Anil Agarwal's Vedanta Demerger: A Forced $10-Billion Restructuring
Anil Agarwal plans to split his conglomerate to unlock value for repaying debt. But will that solve his problem?
A decade ago, Anil Agarwal embarked on a mega consolidation at his group's metals-to-crude India business under Vedanta Ltd. to drive valuations. He now plans to undo much of that—again to unlock value amid debt woes.
In 2012–13, Agarwal merged the iron-ore businesses Sesa and Sterlite, and consolidated the oil and gas unit—then Cairn India—as an arm of Vedanta. It further aligned some of its subsidiaries to simplify group structure and add value. The objective was to also eliminate cyclicality and improve diversification.
Now, its London-based parent Vedanta Resources is under strain and has bond repayments worth about $4 billion coming up. The group will have to refinance this debt given the lack of liquidity at the parent and the inability to use cash at various subsidiaries except through dividends.
Agarwal even attempted to delist Vedanta Ltd. in October 2020 but failed. Though the stock has since risen, it has tumbled by half to $10 billion since its April 2022 peak.
Ratings agencies have highlighted financial stress at Vedanta Resources. Standard and Poor's downgraded it to ‘CCC’ with a negative credit watch from ‘B-‘. Vedanta Resources' limited alternate sources of funding added to the downside risks; the payment of the January bond is highly likely, S&P said.
In August, Vedanta sold 4% of its Indian arm, partly to address the maturity of the $1-billion bond due in January 2024. But an estimated funding gap of $600 million remains, the rating agency said. Vedanta could look at further funds to redeem the bond depending on events such as the transfer of general reserves to retained earnings at Hindustan Zinc or further asset sales, the ratings agency said.
The group announced the demerger of businesses into six companies by September 2024.
Vedanta Ltd.: Incubating business and holding Hindustan Zinc.
Vedanta Oil and Gas
Vedanta Steel & Ferrous
Vedanta Base Metals
But how would a split unlock value when the initial consolidation was also aimed at a similar goal?

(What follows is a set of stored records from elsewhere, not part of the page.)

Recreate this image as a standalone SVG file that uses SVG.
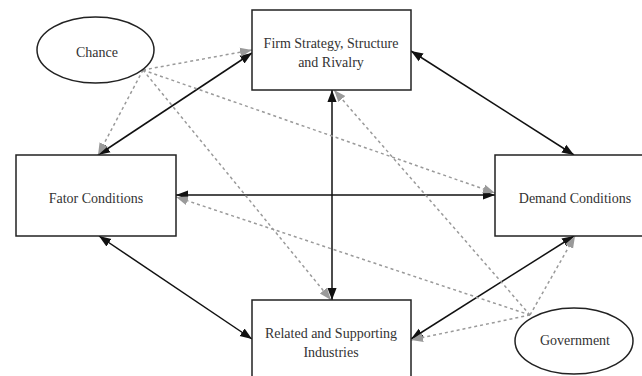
<svg xmlns="http://www.w3.org/2000/svg" width="642" height="376" viewBox="0 0 642 376">
<style>
.box{fill:#fff;stroke:#222;stroke-width:1.5}
.t{font-family:'Liberation Serif','Times New Roman','DejaVu Serif',serif;font-size:14px;fill:#333;text-anchor:middle}
.solid{stroke:#111;stroke-width:1.5;fill:none;marker-start:url(#bs);marker-end:url(#be)}
.dot{stroke:#9a9a9a;stroke-width:1.5;stroke-dasharray:3 3;fill:none;marker-end:url(#ge)}
</style>
<defs>
<marker id="be" viewBox="0 0 10 10" refX="10" refY="5" markerWidth="12" markerHeight="12" markerUnits="userSpaceOnUse" orient="auto"><path d="M0,1.2 L10,5 L0,8.8 z" fill="#111"/></marker>
<marker id="bs" viewBox="0 0 10 10" refX="0" refY="5" markerWidth="12" markerHeight="12" markerUnits="userSpaceOnUse" orient="auto"><path d="M10,1.2 L0,5 L10,8.8 z" fill="#111"/></marker>
<marker id="ge" viewBox="0 0 10 10" refX="10" refY="5" markerWidth="12" markerHeight="12" markerUnits="userSpaceOnUse" orient="auto"><path d="M0,1.2 L10,5 L0,8.8 z" fill="#9a9a9a"/></marker>
</defs>
<rect width="642" height="376" fill="#fff"/>
<g id="connectors">
<line class="solid" x1="98" y1="155" x2="252" y2="53"/>
<line class="solid" x1="411" y1="51" x2="574" y2="155"/>
<line class="solid" x1="176" y1="195" x2="495" y2="195"/>
<line class="solid" x1="332" y1="90" x2="332" y2="300"/>
<line class="solid" x1="99" y1="236" x2="252" y2="339"/>
<line class="solid" x1="574" y1="236" x2="411" y2="339"/>
<line class="dot" x1="143" y1="70" x2="252" y2="50"/>
<line class="dot" x1="143" y1="70" x2="98" y2="155"/>
<line class="dot" x1="143" y1="70" x2="495" y2="193"/>
<line class="dot" x1="143" y1="70" x2="331" y2="300"/>
<line class="dot" x1="530" y1="315" x2="334" y2="90"/>
<line class="dot" x1="530" y1="315" x2="176" y2="197"/>
<line class="dot" x1="530" y1="315" x2="575" y2="236"/>
<line class="dot" x1="530" y1="315" x2="411" y2="340"/>
</g>
<g id="chance">
<ellipse class="box" cx="95.5" cy="50" rx="58.5" ry="33" style="fill:none"/>
<text class="t" x="97" y="57">Chance</text>
</g>
<g id="firm">
<rect class="box" x="252" y="10" width="159" height="80"/>
<text class="t" x="331" y="48">Firm Strategy, Structure</text>
<text class="t" x="331" y="67">and Rivalry</text>
</g>
<g id="fator">
<rect class="box" x="16" y="155" width="160" height="81"/>
<text class="t" x="96" y="203">Fator Conditions</text>
</g>
<g id="demand">
<rect class="box" x="495" y="155" width="160" height="81"/>
<text class="t" x="575" y="203">Demand Conditions</text>
</g>
<g id="related">
<rect class="box" x="252" y="300" width="159" height="90"/>
<text class="t" x="331" y="338">Related and Supporting</text>
<text class="t" x="331" y="357">Industries</text>
</g>
<g id="government">
<ellipse class="box" cx="574" cy="341" rx="59" ry="33"/>
<text class="t" x="575" y="345">Government</text>
</g>
</svg>
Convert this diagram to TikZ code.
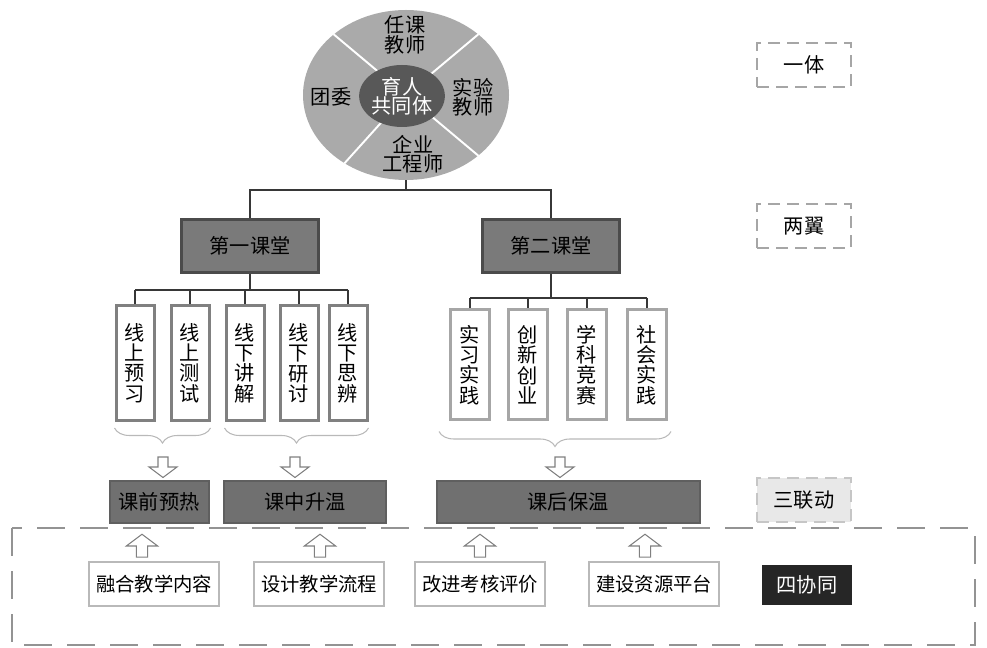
\documentclass[tikz,border=0pt]{standalone}
\usepackage{fontspec}
\setmainfont{Noto Sans CJK SC}
\usetikzlibrary{arrows.meta,positioning,calc,shapes.geometric,decorations.pathreplacing}
\definecolor{ring}{RGB}{170,170,170}
\definecolor{core}{RGB}{88,88,88}
\definecolor{slate}{RGB}{122,122,122}
\definecolor{frame}{RGB}{128,128,128}
\definecolor{pale}{RGB}{185,185,185}
\definecolor{ink}{RGB}{55,55,55}
\tikzset{
  txt/.style={font=\fontsize{11.5pt}{11pt}\selectfont,align=center},
  hall/.style={txt,fill=slate,draw=ink!90,line width=0.5mm,
    minimum width=27.4mm,minimum height=10.6mm},
  vbox/.style={txt,draw=#1,fill=white,line width=0.6mm,inner sep=0pt,
    minimum width=7.6mm,minimum height=23mm,
    font=\fontsize{11.5pt}{11.6pt}\selectfont},
  vbox/.default=frame,
  stage/.style={txt,fill=slate!92!black,draw=ink!80,line width=0.4mm,
    minimum height=8.2mm},
  plain box/.style={txt,draw=pale,fill=white,line width=0.4mm,
    minimum width=26mm,minimum height=8.8mm,font=\fontsize{11pt}{11pt}\selectfont},
  tag box/.style={txt,draw=gray!70,dash pattern=on 2.4mm off 1.4mm,line width=0.4mm,
    minimum width=18.8mm,minimum height=8.8mm},
  link/.style={draw=ink,line width=0.6pt},
  curly/.style={decorate,decoration={brace,mirror,amplitude=3mm},draw=pale,line width=0.6pt},
  % hollow block arrow, tip pointing down
  pics/hollow/.style={code={
    \draw[frame,fill=white,line width=0.6pt] (-1mm,2mm) -- (1mm,2mm) -- (1mm,0)
      -- (2.8mm,0) -- (0,-2.1mm) -- (-2.8mm,0) -- (-1mm,0) -- cycle;
  }},
}
\begin{document}
\begin{tikzpicture}[x=0.2mm,y=-0.2mm]
  \useasboundingbox (0,0) rectangle (987,648);

  % community ring
  \node[ellipse,fill=ring,minimum width=41.2mm,minimum height=34mm] (ring) at (406,95) {};
  \foreach \a in {40,140,-40,-132}
    \draw[white,line width=1.1pt] (ring.center) -- (ring.\a);
  \node[ellipse,fill=core,minimum width=16mm,minimum height=12.4mm,inner sep=0pt,
    txt,text=white] (core) at (402,96) {育人\\共同体};
  \node[txt] (t1) at (405,35) {任课\\教师};
  \node[txt] (t2) at (331,97) {团委};
  \node[txt] (t3) at (473,97) {实验\\教师};
  \node[txt] (t4) at (413,154) {企业\\工程师};

  % two wings
  \node[hall] (first) at (250,246) {第一课堂};
  \node[hall] (second) at (551,246) {第二课堂};
  \coordinate (split) at (406,190);
  \draw[link] (ring.south) -- (split);
  \draw[link] (first.north) -- (first.north |- split) -- (second.north |- split) -- (second.north);

  \foreach \i/\x/\t in {1/135/线\\上\\预\\习,2/190/线\\上\\测\\试,3/245/线\\下\\讲\\解,
      4/299/线\\下\\研\\讨,5/348/线\\下\\思\\辨}
    \node[vbox] (a\i) at (\x,363) {\t};
  \foreach \i/\x/\t in {1/470/实\\习\\实\\践,2/528/创\\新\\创\\业,3/587/学\\科\\竞\\赛,
      4/647/社\\会\\实\\践}
    \node[vbox=pale!90!black,minimum height=22mm,minimum width=7.8mm] (b\i) at (\x,365) {\t};

  \coordinate (bar1) at (0,290);
  \coordinate (bar2) at (0,298);
  \draw[link] (first.south) -- (first.south |- bar1);
  \draw[link] (a1.north |- bar1) -- (a5.north |- bar1);
  \foreach \i in {1,...,5}
    \draw[link] (a\i.north |- bar1) -- (a\i.north);
  \draw[link] (second.south) -- (second.south |- bar2);
  \draw[link] (b1.north |- bar2) -- (b4.north |- bar2);
  \foreach \i in {1,...,4}
    \draw[link] (b\i.north |- bar2) -- (b\i.north);

  % braces
  \draw[curly] ($(a1.south west)+(0,6)$) -- ($(a2.south east)+(0,6)$);
  \draw[curly] ($(a3.south west)+(0,6)$) -- ($(a5.south east)+(0,6)$);
  \draw[curly] ($(b1.south west)+(-10,10)$) -- ($(b4.south east)+(3,10)$);

  % three stages
  \node[stage,minimum width=19.8mm] (pre) at (159,502) {课前预热};
  \node[stage,minimum width=32.4mm] (mid) at (305,502) {课中升温};
  \node[stage,minimum width=52.6mm] (post) at (568,502) {课后保温};
  \pic at (163,467) {hollow};
  \pic at (295,467) {hollow};
  \pic at (560,467) {hollow};

  % four supports
  \draw[gray!85,line width=0.45mm,dash pattern=on 5.6mm off 3mm] (12,528) rectangle (975,645);
  \node[plain box] (c1) at (154,584) {融合教学内容};
  \node[plain box] (c2) at (319,584) {设计教学流程};
  \node[plain box] (c3) at (480,584) {改进考核评价};
  \node[plain box] (c4) at (654,584) {建设资源平台};
  \foreach \x in {142,320,480,645}
    \pic[rotate=180,scale=1.12] at (\x,546) {hollow};

  % level tags
  \node[tag box] (one) at (804,65) {一体};
  \node[tag box] (two) at (804,226) {两翼};
  \node[tag box,fill=gray!18,draw=gray!45,line width=0.3mm] (three) at (804,500) {三联动};
  \node[txt,fill=black!85,text=white,minimum width=18mm,minimum height=8mm] (four) at (807,585) {四协同};
\end{tikzpicture}
\end{document}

The valuation and high multiples Vedanta used to get for various businesses have crashed despite sustained cash flows. This has undergone a significant change due to investors' increased sensitivity to environmental impact, the transition to alternative energy sources, and capital pool shrinking for industries facing ESG risk.

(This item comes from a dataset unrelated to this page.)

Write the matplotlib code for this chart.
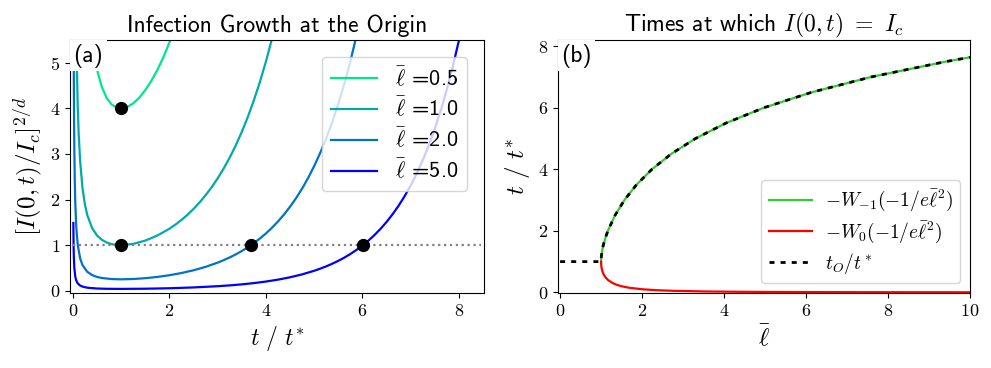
import matplotlib
matplotlib.use('Agg')
import matplotlib.pyplot as plt

plt.rcParams['mathtext.fontset'] = 'cm'
plt.rcParams['font.family'] = ['cmr10', 'DejaVu Sans']
plt.rcParams['axes.formatter.use_mathtext'] = True
plt.rcParams['axes.unicode_minus'] = False

# ---- panel (a): [I(0,t)/I_c]^(2/d) vs t/t*
ells = [0.5, 1.0, 2.0, 5.0]
colors = ['#00e68c', '#00aaaa', '#0073c6', '#0000ff']

t_05 = [0.3, 0.35, 0.4, 0.45, 0.5, 0.6, 0.7, 0.8, 0.9, 1.0, 1.125, 1.25, 1.375, 1.5, 1.625,
        1.75, 1.875, 2.0, 2.125]
y_05 = [6.62, 5.97, 5.49, 5.13, 4.85, 4.47, 4.23, 4.09, 4.02, 4.00, 4.029, 4.11, 4.233, 4.40, 4.599,
        4.84, 5.118, 5.44, 5.798]

t_10 = [0.05, 0.07, 0.1, 0.12, 0.15, 0.2, 0.25, 0.3, 0.4, 0.5, 0.6, 0.7, 0.8, 0.9, 1.0,
        1.25, 1.5, 1.75, 2.0, 2.125, 2.25, 2.375, 2.5, 2.625, 2.75, 2.875, 3.0, 3.125, 3.25,
        3.375, 3.5, 3.625, 3.75, 3.875, 4.0, 4.125, 4.25]
y_10 = [7.74, 5.64, 4.07, 3.46, 2.85, 2.25, 1.889, 1.655, 1.372, 1.213, 1.117, 1.058, 1.023, 1.005, 1.0,
        1.027, 1.099, 1.210, 1.359, 1.450, 1.551, 1.665, 1.793, 1.935, 2.093, 2.268, 2.463, 2.679, 2.919,
        3.185, 3.481, 3.808, 4.171, 4.574, 5.021, 5.518, 6.068]

t_20 = [0.01, 0.015, 0.02, 0.025, 0.03, 0.04, 0.05, 0.07, 0.1, 0.15, 0.2, 0.3, 0.4, 0.5, 0.6, 0.8, 1.0,
        1.25, 1.5, 1.75, 2.0, 2.25, 2.5, 2.75, 3.0, 3.125, 3.25, 3.375, 3.5, 3.625, 3.75, 3.875,
        4.0, 4.125, 4.25, 4.375, 4.5, 4.625, 4.75, 4.875, 5.0, 5.125, 5.25, 5.375, 5.5, 5.625,
        5.75, 5.875, 6.0]
y_20 = [9.29, 6.22, 4.69, 3.772, 3.16, 2.393, 1.934, 1.409, 1.017, 0.712, 0.562, 0.414, 0.343, 0.303, 0.279, 0.256, 0.25,
        0.257, 0.275, 0.302, 0.340, 0.388, 0.448, 0.523, 0.616, 0.670, 0.730, 0.796, 0.870, 0.952, 1.043, 1.144,
        1.255, 1.379, 1.517, 1.670, 1.840, 2.028, 2.238, 2.471, 2.730, 3.018, 3.338, 3.695, 4.092, 4.533,
        5.025, 5.573, 6.184]

t_50 = [0.01, 0.015, 0.02, 0.03, 0.05, 0.07, 0.1, 0.15, 0.2, 0.3, 0.5, 0.7, 1.0, 1.5, 2.0, 2.5, 3.0, 3.25,
        3.5, 3.75, 4.0, 4.25, 4.5, 4.75, 5.0, 5.125, 5.25, 5.375, 5.5, 5.625, 5.75, 5.875, 6.0, 6.125,
        6.25, 6.375, 6.5, 6.625, 6.75, 6.875, 7.0, 7.125, 7.25, 7.375, 7.5, 7.625, 7.75, 7.875,
        8.0, 8.125, 8.25]
y_50 = [1.486, 0.996, 0.751, 0.506, 0.309, 0.225, 0.163, 0.114, 0.090, 0.066, 0.0485, 0.0423, 0.040, 0.044, 0.054, 0.072, 0.099, 0.117,
        0.139, 0.167, 0.201, 0.243, 0.294, 0.358, 0.437, 0.483, 0.534, 0.591, 0.655, 0.725, 0.804, 0.892, 0.989, 1.098,
        1.220, 1.355, 1.506, 1.674, 1.862, 2.071, 2.305, 2.566, 2.858, 3.184, 3.547, 3.954, 4.408, 4.916,
        5.483, 6.118, 6.827]

dot_t = [1.0, 1.0, 3.69, 6.01]
dot_y = [4.0, 1.0, 1.0, 1.0]

# ---- panel (b): branches of -W(-1/(e l^2))
l_up = [1.0, 1.00235, 1.00888, 1.02526, 1.0484, 1.09987, 1.16582, 1.33893, 1.56941, 1.86563, 2.24094,
        2.71275, 3.30456, 4.04568, 4.97354, 6.13559, 7.59163, 9.41706, 10.0]
w_up = [1.0, 1.1, 1.2, 1.35, 1.5, 1.75, 2.0, 2.5, 3.0, 3.5, 4.0,
        4.5, 5.0, 5.5, 6.0, 6.5, 7.0, 7.5, 7.638]

l_lo = [1.0, 1.00268, 1.01164, 1.02874, 1.05698, 1.10139, 1.17133, 1.2866, 1.37456, 1.4989, 1.68804,
        2.01632, 2.37413, 2.78115, 3.55484, 4.33198, 4.98964, 6.09573, 7.27548, 8.59903, 10.0]
w_lo = [1.0, 0.9, 0.8, 0.7, 0.6, 0.5, 0.4, 0.3, 0.25, 0.2, 0.15,
        0.1, 0.07, 0.05, 0.03, 0.02, 0.015, 0.01, 0.007, 0.005, 0.00369]

l_flat = [0.0, 1.0]
t_flat = [1.0, 1.0]

fig = plt.figure(figsize=(9.91, 3.68), dpi=100)
ax1 = fig.add_axes([0.0706, 0.2038, 0.4177, 0.6875])
ax2 = fig.add_axes([0.5631, 0.2038, 0.4157, 0.6875])

curves = [(t_05, y_05), (t_10, y_10), (t_20, y_20), (t_50, y_50)]
for (tt, yy), l, c in zip(curves, ells, colors):
    ax1.plot(tt, yy, color=c, lw=1.6, label=r'$\bar{\ell}$ =' + str(l))
ax1.hlines(1, 0, 8.45, colors='gray', linestyles=':', lw=1.6)
ax1.plot(dot_t, dot_y, 'ko', ms=8.5, zorder=5)
ax1.set_xlim(-0.06, 8.52)
ax1.set_ylim(-0.05, 5.5)
ax1.set_xticks([0, 2, 4, 6, 8])
ax1.set_yticks([0, 1, 2, 3, 4, 5])
ax1.tick_params(labelsize=13)
ax1.set_xlabel(r'$t\ /\ t^{*}$', fontsize=17)
ax1.set_ylabel(r'$[I(0,t)/I_c]^{2/d}$', fontsize=18)
ax1.set_title('Infection Growth at the Origin', fontsize=17, family='cmss10')
ax1.legend(loc='upper right', prop={'family': 'cmss10', 'size': 16},
           handlelength=2.1, handletextpad=0.8, labelspacing=0.3, borderaxespad=0.75)
ax1.text(0.008, 0.985, '(a)', transform=ax1.transAxes, ha='left', va='top',
         fontsize=17, family='cmss10', zorder=10,
         bbox=dict(facecolor='white', edgecolor='none', pad=2.5))

ax2.plot(l_up, w_up, color='limegreen', lw=1.6, label=r'$-W_{-1}(-1/e\bar{\ell}^2)$')
ax2.plot(l_lo, w_lo, color='red', lw=1.6, label=r'$-W_0(-1/e\bar{\ell}^2)$')
ax2.plot(l_flat + l_up[1:], t_flat + w_up[1:], color='black', lw=2,
         linestyle=(0, (1.8, 2.2)), label=r'$t_O/t^*$')
ax2.set_xlim(-0.05, 10)
ax2.set_ylim(-0.02, 8.2)
ax2.set_xticks([0, 2, 4, 6, 8, 10])
ax2.set_yticks([0, 2, 4, 6, 8])
ax2.tick_params(labelsize=13)
ax2.set_xlabel(r'$\bar{\ell}$', fontsize=18)
ax2.set_ylabel(r'$t\ /\ t^{*}$', fontsize=18)
ax2.set_title(r'Times at which $I(0,t)\ =\ I_c$', fontsize=17, family='cmss10')
ax2.legend(loc='lower right', fontsize=14, handlelength=2.2, handletextpad=0.65,
           labelspacing=0.3)
ax2.text(0.008, 0.985, '(b)', transform=ax2.transAxes, ha='left', va='top',
         fontsize=17, family='cmss10', zorder=10,
         bbox=dict(facecolor='white', edgecolor='none', pad=2.5))

fig.savefig('out.png', dpi=100)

The management acknowledges that a lot has changed in the last two years.
"24 months ago, any of the energy transition, China-plus one, India's growth, inward investment, and resource nationalism were probably nascent themes... nearly not as advanced as we see today, particularly in respect of the explosion of interest that we see," said Omar Davis, president-strategy at Vedanta.
"We see it in our asset base. I presume our peers do as well across India," he said. "Our ability to point the company towards those pools of capital we began to feel was more constrained in our current format than it will be going forward in the new structure.”
Twin Debt Issues
Vedanta Group faces twin debt issues. One at parent Vedanta Resources, and the other at its Indian holdings. Agarwal has also pledged nearly all his holdings in Vedanta and Hindustan Zinc.
The demerger exercise at the Indian arm does not address the issue of Vedanta Resources, which has a debt obligation of $4.2 billion, with $1 billion coming up in January and $2.9 billion by FY25. As a result, the credit profile does not change for the parent. The demerger may only help in ringfencing Indian businesses from any future downgrade of the parent, expose them to business cycles of individual industries and remove Vedanta's holding company discount.
The second major issue will be the standalone debt worth Rs 44,274 crore at Vedanta Ltd. The biggest concern would be how it allocates this liability among all demerged entities. The only company with over a billion dollars in cash on its books is Hindustan Zinc, which may chart a similar vertical split of its own.
In a nut shell, it's a tough road ahead for Anil Agarwal. With debt repayments coming up and promoter ownership pledged, creditors need to be convinced about the demerger.
The conglomerate has been constantly looking at streamlining itself to ensure its business gets enough capital and better valuations, and the promoter gets regular cash flow through dividends at subsidiaries.
But will the latest restructuring plan solve the problem?